Supreme Court: Same-Sex Marriage Is Legal; Ruling Is Historic Victory For Gay Rights Activists

The Supreme Court ruled in favor of same sex marriage. The court ruled that the Constitution guarantees a nationwide right to same-sex marriage. The same sex marriage decision is a historic victory for gay rights activists who have fought for years in the lower courts.

"Michigan, Kentucky, Ohio, and Tennessee define marriage as a union between one man and one woman," reads the decision.

"The petitioners, 14 same-sex couples and two men whose same-sex partners are deceased, filed suits in Federal District Courts in their home States, claiming that respondent state officials violate the Fourteenth Amendment by denying them the right to marry or to have marriages lawfully performed in another State given full recognition. Each District Court ruled in petitioners' favor, but the Sixth Circuit consolidated the cases and reversed."

The court held that "The Fourteenth Amendment requires a State to license a marriage between two people of the same sex and to recognize a marriage between two people of the same sex when their marriage was lawfully licensed and performed out-of-State."

The majority opinion was written by Justice Anthony M. Kennedy after the the 5 to 4 decision. Thirty-seven states and the District of Columbia already recognize marriage equality. The remaining 13 states ban same sex unions. Public support for the law has reached record levels nationwide.

"Gay and lesbian people are equal," Solicitor General Donald B. Verrilli Jr. said in a statement. "They deserve equal protection of the laws, and they deserve it now."

The Supreme Court justices also were considering the question of whether a state is required to recognize a same-sex couple's marriage as legal if it was performed out-of-state.

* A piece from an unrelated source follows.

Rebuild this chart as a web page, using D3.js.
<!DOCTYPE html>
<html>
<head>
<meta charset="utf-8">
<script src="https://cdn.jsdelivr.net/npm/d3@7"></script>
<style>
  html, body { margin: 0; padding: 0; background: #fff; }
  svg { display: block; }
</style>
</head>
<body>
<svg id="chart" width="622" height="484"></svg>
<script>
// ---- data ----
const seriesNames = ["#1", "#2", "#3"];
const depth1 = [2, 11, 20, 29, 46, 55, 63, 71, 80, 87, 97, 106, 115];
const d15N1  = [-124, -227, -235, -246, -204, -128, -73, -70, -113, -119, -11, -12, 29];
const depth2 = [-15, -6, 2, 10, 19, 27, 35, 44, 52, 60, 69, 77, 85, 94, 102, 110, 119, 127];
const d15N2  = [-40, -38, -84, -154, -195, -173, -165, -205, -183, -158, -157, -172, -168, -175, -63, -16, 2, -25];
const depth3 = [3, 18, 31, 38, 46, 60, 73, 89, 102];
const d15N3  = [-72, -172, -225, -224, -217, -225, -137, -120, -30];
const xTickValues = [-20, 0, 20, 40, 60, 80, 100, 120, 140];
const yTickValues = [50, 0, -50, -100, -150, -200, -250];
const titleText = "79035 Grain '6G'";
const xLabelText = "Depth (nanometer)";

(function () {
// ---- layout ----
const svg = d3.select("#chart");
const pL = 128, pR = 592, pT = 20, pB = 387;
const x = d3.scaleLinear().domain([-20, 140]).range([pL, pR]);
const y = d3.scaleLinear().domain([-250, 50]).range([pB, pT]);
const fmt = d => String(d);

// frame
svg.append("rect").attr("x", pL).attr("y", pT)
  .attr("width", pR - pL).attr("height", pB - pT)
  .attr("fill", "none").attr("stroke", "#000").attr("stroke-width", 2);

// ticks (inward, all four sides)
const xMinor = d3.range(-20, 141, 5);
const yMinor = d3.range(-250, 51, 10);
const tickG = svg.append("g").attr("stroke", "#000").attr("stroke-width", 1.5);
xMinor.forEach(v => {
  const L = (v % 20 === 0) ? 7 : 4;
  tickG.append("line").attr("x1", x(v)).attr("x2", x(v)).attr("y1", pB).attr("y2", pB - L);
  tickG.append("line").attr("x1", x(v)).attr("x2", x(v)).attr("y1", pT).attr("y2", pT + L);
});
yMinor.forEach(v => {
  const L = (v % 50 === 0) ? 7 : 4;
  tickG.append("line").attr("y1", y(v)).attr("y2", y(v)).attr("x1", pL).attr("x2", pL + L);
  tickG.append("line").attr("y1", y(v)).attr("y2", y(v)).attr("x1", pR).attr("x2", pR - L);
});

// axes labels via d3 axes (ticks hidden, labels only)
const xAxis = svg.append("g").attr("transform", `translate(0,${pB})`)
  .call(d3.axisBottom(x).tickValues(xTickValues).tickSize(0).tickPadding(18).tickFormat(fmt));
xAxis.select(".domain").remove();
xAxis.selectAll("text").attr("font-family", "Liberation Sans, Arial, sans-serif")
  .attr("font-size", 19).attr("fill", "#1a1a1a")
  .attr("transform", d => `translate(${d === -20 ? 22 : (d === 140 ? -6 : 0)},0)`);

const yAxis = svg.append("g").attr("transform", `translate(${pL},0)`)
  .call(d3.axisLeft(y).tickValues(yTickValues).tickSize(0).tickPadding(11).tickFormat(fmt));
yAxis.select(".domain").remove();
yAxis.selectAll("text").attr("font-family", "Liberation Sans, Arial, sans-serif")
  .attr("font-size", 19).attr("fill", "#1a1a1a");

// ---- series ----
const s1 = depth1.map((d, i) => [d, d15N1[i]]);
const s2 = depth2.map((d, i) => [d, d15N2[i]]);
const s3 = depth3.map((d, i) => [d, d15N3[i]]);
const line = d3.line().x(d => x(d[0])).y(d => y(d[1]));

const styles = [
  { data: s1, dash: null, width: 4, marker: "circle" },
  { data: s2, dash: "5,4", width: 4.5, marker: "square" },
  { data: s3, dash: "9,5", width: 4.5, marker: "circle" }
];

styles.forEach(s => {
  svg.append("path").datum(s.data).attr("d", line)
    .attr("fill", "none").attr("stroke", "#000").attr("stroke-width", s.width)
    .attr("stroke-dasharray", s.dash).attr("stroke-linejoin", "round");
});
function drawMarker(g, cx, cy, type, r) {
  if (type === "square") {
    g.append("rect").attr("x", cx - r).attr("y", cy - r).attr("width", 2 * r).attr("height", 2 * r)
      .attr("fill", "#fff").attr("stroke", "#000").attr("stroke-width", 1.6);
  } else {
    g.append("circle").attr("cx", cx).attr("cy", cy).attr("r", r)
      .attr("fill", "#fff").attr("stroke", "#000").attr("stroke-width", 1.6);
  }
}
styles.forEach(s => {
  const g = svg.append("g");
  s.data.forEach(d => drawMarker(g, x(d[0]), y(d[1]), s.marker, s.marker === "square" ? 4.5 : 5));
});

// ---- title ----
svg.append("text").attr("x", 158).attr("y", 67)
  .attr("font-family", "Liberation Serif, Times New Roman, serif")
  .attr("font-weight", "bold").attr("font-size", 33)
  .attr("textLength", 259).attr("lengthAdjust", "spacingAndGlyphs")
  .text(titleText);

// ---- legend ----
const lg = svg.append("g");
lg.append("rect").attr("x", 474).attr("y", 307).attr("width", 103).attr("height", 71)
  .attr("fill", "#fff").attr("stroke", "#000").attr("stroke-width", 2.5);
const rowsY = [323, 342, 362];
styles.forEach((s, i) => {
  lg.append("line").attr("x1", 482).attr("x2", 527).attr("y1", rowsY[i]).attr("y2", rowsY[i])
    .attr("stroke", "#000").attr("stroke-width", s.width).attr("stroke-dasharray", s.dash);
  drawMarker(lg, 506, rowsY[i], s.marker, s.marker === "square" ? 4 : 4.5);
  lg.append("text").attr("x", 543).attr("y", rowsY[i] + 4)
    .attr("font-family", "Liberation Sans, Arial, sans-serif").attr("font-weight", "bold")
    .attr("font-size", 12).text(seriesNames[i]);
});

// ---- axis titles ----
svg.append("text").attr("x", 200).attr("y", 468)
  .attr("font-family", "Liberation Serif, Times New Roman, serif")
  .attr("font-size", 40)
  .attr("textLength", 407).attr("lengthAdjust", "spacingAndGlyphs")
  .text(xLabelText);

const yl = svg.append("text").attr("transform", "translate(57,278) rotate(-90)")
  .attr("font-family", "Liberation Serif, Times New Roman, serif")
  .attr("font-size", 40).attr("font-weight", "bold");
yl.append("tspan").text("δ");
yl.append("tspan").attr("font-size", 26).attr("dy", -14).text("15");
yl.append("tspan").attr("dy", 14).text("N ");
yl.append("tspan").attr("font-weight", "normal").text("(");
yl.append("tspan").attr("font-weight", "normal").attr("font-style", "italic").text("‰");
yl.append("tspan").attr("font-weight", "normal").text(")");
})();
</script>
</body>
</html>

Jim Obergefell, of Cincinnati, the named plaintiff in the case, along with his partner John Arthur, sued the state of Ohio in July, 2013 after they were married in Maryland, which recognizes same-sex marriage. Arthur, who was suffering from ALS, died in October, 2013. The court had to decide whether the state would list Obergefell as Arthur's surviving spouse on his death certificate.

The Obergefell case was consolidated with three others, including challenges to same-sex marriage restrictions in Tennessee, Michigan and Kentucky.

The 6th Circuit Court of Appeals ruled in November that Ohio's ban on same-sex marriage did not violate the constitution.  

President Barack Obama was the first sitting president to support marriage equality when he came out in favor of it in 2012. The Republican Party remains opposed to same-sex marriage. Sen. Ted Cruz (R-Texas) and Wisconsin Gov. Scott Walker (R) support a constitutional amendment protecting states that want to ban marriage equality.